— START OF SOURCE RECORDS —

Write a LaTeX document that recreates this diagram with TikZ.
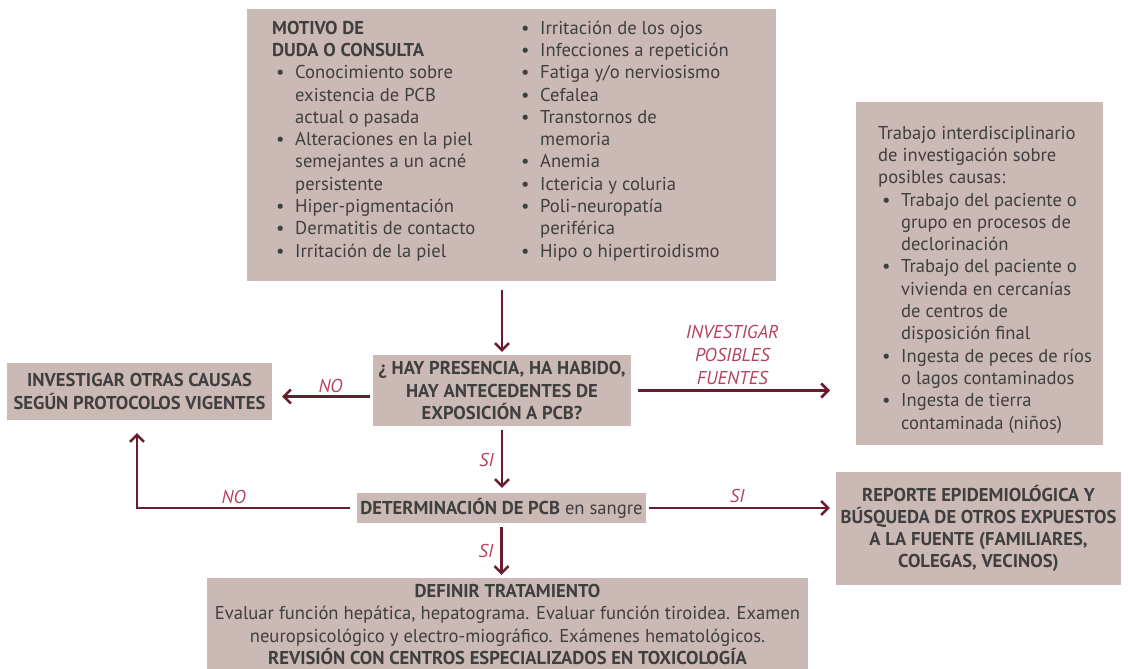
\documentclass[tikz,border=0pt]{standalone}
\usepackage{fontspec}
\setmainfont{PT Sans}
\usetikzlibrary{arrows.meta}
\definecolor{boxc}{HTML}{CBB9B5}
\definecolor{arrc}{HTML}{6A1C2C}
\definecolor{lblc}{HTML}{B5425F}
\definecolor{txtc}{HTML}{3F3F3F}
\newcommand\fsz{\fontsize{18.6pt}{22.3pt}\selectfont}
\newcommand\lfsz{\fontsize{18.6pt}{23pt}\selectfont}
\newcommand\bitem{\par\hangindent=23pt\hangafter=1\noindent\makebox[23pt][l]{\hspace{4pt}•}}
\begin{document}
\begin{tikzpicture}[x=1pt,y=-1pt,
  box/.style={fill=boxc, text=txtc, inner sep=0pt, font=\fsz},
  hd/.style={box, align=center, font=\fsz\bfseries},
  arr/.style={draw=arrc, line width=2.5pt, -{Straight Barb[length=7pt,width=14pt]}},
  lbl/.style={text=lblc, font=\lfsz\itshape, inner sep=1pt}]
\useasboundingbox (0,0) rectangle (1128,669);

\node[box, anchor=north west, minimum width=529pt, inner xsep=25pt, text height=25pt, text depth=247pt] (top) at (247,9) {%
\begin{minipage}[t]{245pt}\fsz
\textbf{MOTIVO DE\\DUDA O CONSULTA}
\bitem Conocimiento sobre\\existencia de PCB\\actual o pasada
\bitem Alteraciones en la piel\\semejantes a un acné\\persistente
\bitem Hiper-pigmentación
\bitem Dermatitis de contacto
\bitem Irritación de la piel
\end{minipage}%
\begin{minipage}[t]{234pt}\fsz
\bitem Irritación de los ojos
\bitem Infecciones a repetición
\bitem Fatiga y/o nerviosismo
\bitem Cefalea
\bitem Transtornos de\\memoria
\bitem Anemia
\bitem Ictericia y coluria
\bitem Poli-neuropatía\\periférica
\bitem Hipo o hipertiroidismo
\end{minipage}};

\node[box, anchor=north west, minimum width=247pt, inner xsep=0pt, text height=37pt, text depth=306pt] (rb) at (856,102) {%
\hspace*{22pt}\begin{minipage}[t]{225pt}\fsz
Trabajo interdisciplinario\\de investigación sobre\\posibles causas:
\bitem Trabajo del paciente o\\grupo en procesos de\\declorinación
\bitem Trabajo del paciente o\\vivienda en cercanías\\de centros de\\disposición final
\bitem Ingesta de peces de ríos\\o lagos contaminados
\bitem Ingesta de tierra\\contaminada (niños)
\end{minipage}};

\node[hd, minimum width=265pt, minimum height=57pt] (lb) at (139.5,391.5) {INVESTIGAR OTRAS CAUSAS\\SEGÚN PROTOCOLOS VIGENTES};

\node[hd, minimum width=258pt, minimum height=71pt] (q) at (502,390.5) {¿ HAY PRESENCIA, HA HABIDO,\\HAY ANTECEDENTES DE\\EXPOSICIÓN A PCB?};

\node[box, minimum width=289pt, minimum height=30pt] (det) at (501.5,508) {\textbf{DETERMINACIÓN DE PCB} en sangre};

\node[hd, minimum width=285pt, minimum height=113pt] (rep) at (978.5,528.5) {REPORTE EPIDEMIOLÓGICA Y\\BÚSQUEDA DE OTROS EXPUESTOS\\A LA FUENTE (FAMILIARES,\\COLEGAS, VECINOS)};

\node[box, align=center, minimum width=601pt, minimum height=93pt] (def) at (507.5,624.5) {\textbf{DEFINIR TRATAMIENTO}\\Evaluar función hepática, hepatograma. Evaluar función tiroidea. Examen\\neuropsicológico y electro-miográfico. Exámenes hematológicos.\\\textbf{REVISIÓN CON CENTROS ESPECIALIZADOS EN TOXICOLOGÍA}};

\draw[arr, shorten <=9pt, shorten >=3pt] (top.south -| q.north) -- (q.north);
\coordinate (a1) at ([yshift=-6pt]q.west);
\draw[arr, shorten <=3pt, shorten >=10pt] (a1) -- (a1 -| lb.east) node[lbl, pos=0.42, above=2pt] {NO};
\draw[arr, shorten <=7pt, shorten >=26pt] (q.east) -- (q.east -| rb.west) node[lbl, pos=0.45, above=4pt, align=center] {INVESTIGAR\\POSIBLES\\FUENTES};
\draw[arr, shorten <=4pt, shorten >=5pt] (q.south) -- (q.south |- det.north) node[lbl, midway, left=6pt] {SI};
\draw[arr, shorten <=7pt, shorten >=13pt] (det.west) -| ([xshift=-2.5pt]lb.south) node[lbl, pos=0.28, above=2pt] {NO};
\draw[arr, shorten <=3pt, shorten >=6pt] (det.east) -- (det.east -| rep.west) node[lbl, pos=0.48, above=3pt] {SI};
\draw[arr, shorten <=4pt, shorten >=3pt] (det.south) -- (det.south |- def.north) node[lbl, midway, left=6pt] {SI};
\end{tikzpicture}
\end{document}
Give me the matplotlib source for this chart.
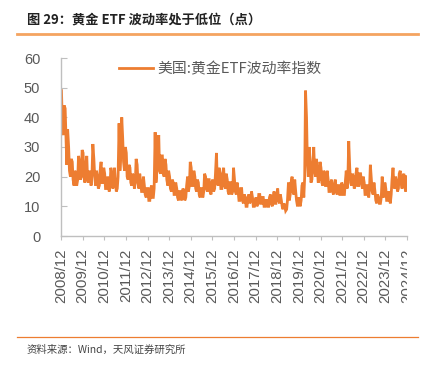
import matplotlib
matplotlib.use("Agg")
import matplotlib.pyplot as plt
import numpy as np
import pandas as pd
from matplotlib.transforms import Bbox, TransformedBbox

plt.rcParams['font.family'] = ['Noto Sans CJK SC', 'DejaVu Sans']

# Monthly low / high of the GVZ index, Dec 2008 .. Nov 2024
start_month = "2008-12"
lows = [
    38,
    34, 33, 24, 22, 20, 19, 17, 17, 19, 19, 20, 20,   # 2009
    18, 19, 18, 17, 21, 20, 17, 16, 17, 18, 18, 16,   # 2010
    16, 15, 17, 16, 17, 15, 16, 22, 28, 25, 22, 20,   # 2011
    19, 18, 17, 16, 18, 18, 16, 15, 15, 14, 13, 12,   # 2012
    12, 13, 13, 18, 22, 22, 21, 21, 20, 19, 17, 16,   # 2013
    15, 14, 14, 13, 12, 12, 13, 12, 13, 15, 17, 17,   # 2014
    17, 16, 15, 14, 13, 13, 15, 16, 15, 15, 14, 15,   # 2015
    16, 18, 17, 16, 16, 17, 16, 15, 14, 14, 15, 15,   # 2016
    14, 12, 12, 12, 11, 10, 10, 11, 12, 10, 10, 10,   # 2017
    11, 11, 11, 10, 10, 10, 10, 11, 10, 11, 11, 12,   # 2018
    11, 10, 9, 8.5, 9, 12, 14, 15, 14, 12, 10, 10,    # 2019
    12, 13, 20, 25, 20, 18, 19, 22, 20, 18, 19, 18,   # 2020
    17, 17, 17, 15, 15, 15, 14, 15, 14, 14, 14, 14,   # 2021
    14, 16, 20, 18, 17, 16, 17, 17, 17, 18, 16, 14,   # 2022
    14, 13, 16, 15, 14, 12, 11, 11, 11, 14, 13, 12,   # 2023
    12, 11, 14, 17, 16, 15, 16, 18, 16, 17, 15,       # 2024
]
highs = [
    49,
    44, 43, 36, 30, 26, 25, 22, 21, 27, 25, 29, 28,   # 2009
    24, 27, 22, 21, 31, 26, 22, 20, 22, 25, 23, 21,   # 2010
    20, 19, 23, 21, 23, 18, 20, 38, 40, 33, 30, 28,   # 2011
    24, 23, 21, 20, 26, 24, 21, 18, 20, 17, 16, 16,   # 2012
    16, 17, 16, 35, 30, 34, 27, 27, 26, 24, 22, 20,   # 2013
    19, 18, 18, 16, 15, 15, 16, 15, 17, 20, 25, 23,   # 2014
    22, 20, 19, 18, 16, 16, 21, 20, 19, 19, 18, 19,   # 2015
    21, 28, 23, 21, 21, 23, 21, 19, 18, 18, 23, 19,   # 2016
    18, 15, 16, 16, 14, 13, 13, 14, 15, 13, 12, 13,   # 2017
    14, 14, 13, 13, 12, 12, 13, 14, 13, 15, 14, 16,   # 2018
    14, 12, 11, 10, 12, 18, 18, 20, 19, 15, 13, 12,   # 2019
    17, 18, 49, 40, 30, 24, 25, 30, 26, 23, 25, 23,   # 2020
    22, 21, 22, 19, 18, 19, 17, 19, 17, 17, 18, 17,   # 2021
    18, 22, 32, 23, 21, 20, 21, 23, 21, 21, 20, 18,   # 2022
    17, 17, 24, 19, 18, 15, 14, 13, 13, 20, 18, 16,   # 2023
    15, 14, 19, 23, 20, 18, 21, 22, 20, 21, 20,       # 2024
]
year_labels = [f"{y}/12" for y in range(2008, 2025)]
series_name = "美国:黄金ETF波动率指数"
title = "图 29：黄金 ETF 波动率处于低位（点）"
source = "资料来源：Wind，天风证券研究所"

months = pd.period_range(start=start_month, periods=len(lows), freq="M")
dates, vals = [], []
for i, m in enumerate(months):
    t0 = m.to_timestamp()
    dates += [t0 + pd.Timedelta(days=8), t0 + pd.Timedelta(days=22)]
    if i % 2 == 0:
        vals += [highs[i], lows[i]]
    else:
        vals += [lows[i], highs[i]]

fig = plt.figure(figsize=(4.31, 3.65), dpi=100)
ax = fig.add_axes([61/431, 1-236/365, (407-61)/431, (236-58)/365])

ax.plot(dates, vals, color="#ED7D31", lw=2.0, label=series_name, solid_joinstyle="miter")

ax.set_ylim(0, 60)
ax.set_yticks(range(0, 61, 10))
tick_dates = [pd.Timestamp(f"{y}-12-01") for y in range(2008, 2025)]
ax.set_xlim(tick_dates[0], tick_dates[-1])
ax.set_xticks(tick_dates)
ax.set_xticklabels(year_labels, rotation=90, fontfamily="Liberation Sans")

for s in ["top", "right"]:
    ax.spines[s].set_visible(False)
for s in ["left", "bottom"]:
    ax.spines[s].set_color("#BFBFBF")
    ax.spines[s].set_linewidth(1.0)

ax.tick_params(axis="y", direction="in", length=4, color="#BFBFBF", pad=15,
               labelsize=10.5, labelcolor="#595959")
ax.tick_params(axis="x", direction="out", length=3, color="#BFBFBF", pad=6,
               labelsize=10.8, labelcolor="#595959")
for lab in ax.get_yticklabels():
    lab.set_fontfamily("Liberation Sans")

# clip the last x label at the plot's right edge as in the reference
fig.canvas.draw()
clip = TransformedBbox(Bbox([[-0.5, -2], [1.0, 1]]), ax.transAxes)
for lab in ax.get_xticklabels():
    lab.set_clip_box(clip)
    lab.set_clip_on(True)

leg = ax.legend(loc="upper left", bbox_to_anchor=(0.129, 1.05), frameon=False,
                handlelength=2.3, handletextpad=0.3,
                prop={"size": 10.7, "family": ["Noto Sans CJK SC", "DejaVu Sans"]})
for t in leg.get_texts():
    t.set_color("#595959")

fig.text(27/431, 1-20/365, title, fontsize=9.5, fontweight="bold", color="#222222",
         va="center", ha="left")
fig.add_artist(plt.Line2D([17/431, 418/431], [1-34/365, 1-34/365], color="#F4A460", lw=2))
fig.add_artist(plt.Line2D([17/431, 418/431], [1-337/365, 1-337/365], color="#ED7D31", lw=0.9))
fig.text(27/431, 1-350/365, source, fontsize=7.5, color="#444444", va="center", ha="left")

fig.savefig("out.png", dpi=100)
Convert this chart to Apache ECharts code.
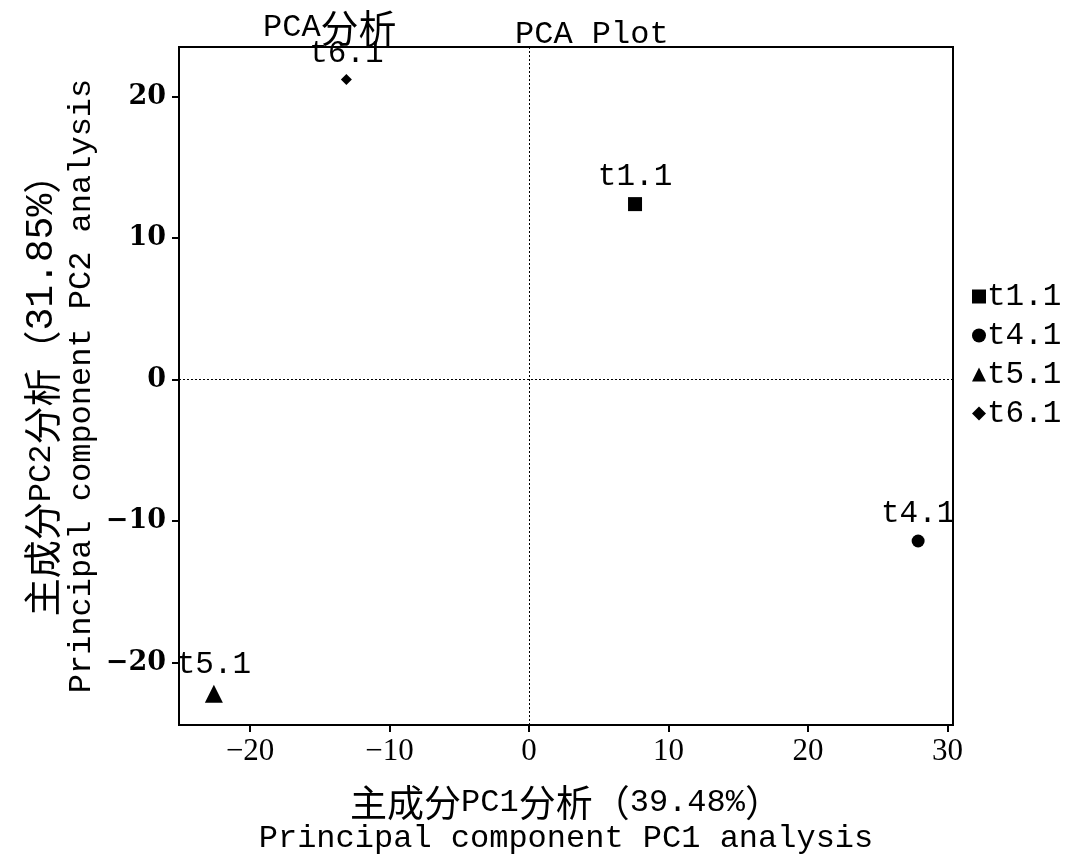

— END OF SOURCE RECORDS —

* [EXERCISE DIRECTIONS]
In the listing above, find the line containing "Give me the matplotlib source for this chart." and the line containing "plt.rcParams['font.family'] = ['Noto", then output those two lines and everything between them exactly as written, without the images.

* [EXERCISE ANSWER]
Give me the matplotlib source for this chart.
import matplotlib
matplotlib.use("Agg")
import matplotlib.pyplot as plt
import numpy as np
import pandas as pd
from matplotlib.transforms import Bbox, TransformedBbox

plt.rcParams['font.family'] = ['Noto Sans CJK SC', 'DejaVu Sans']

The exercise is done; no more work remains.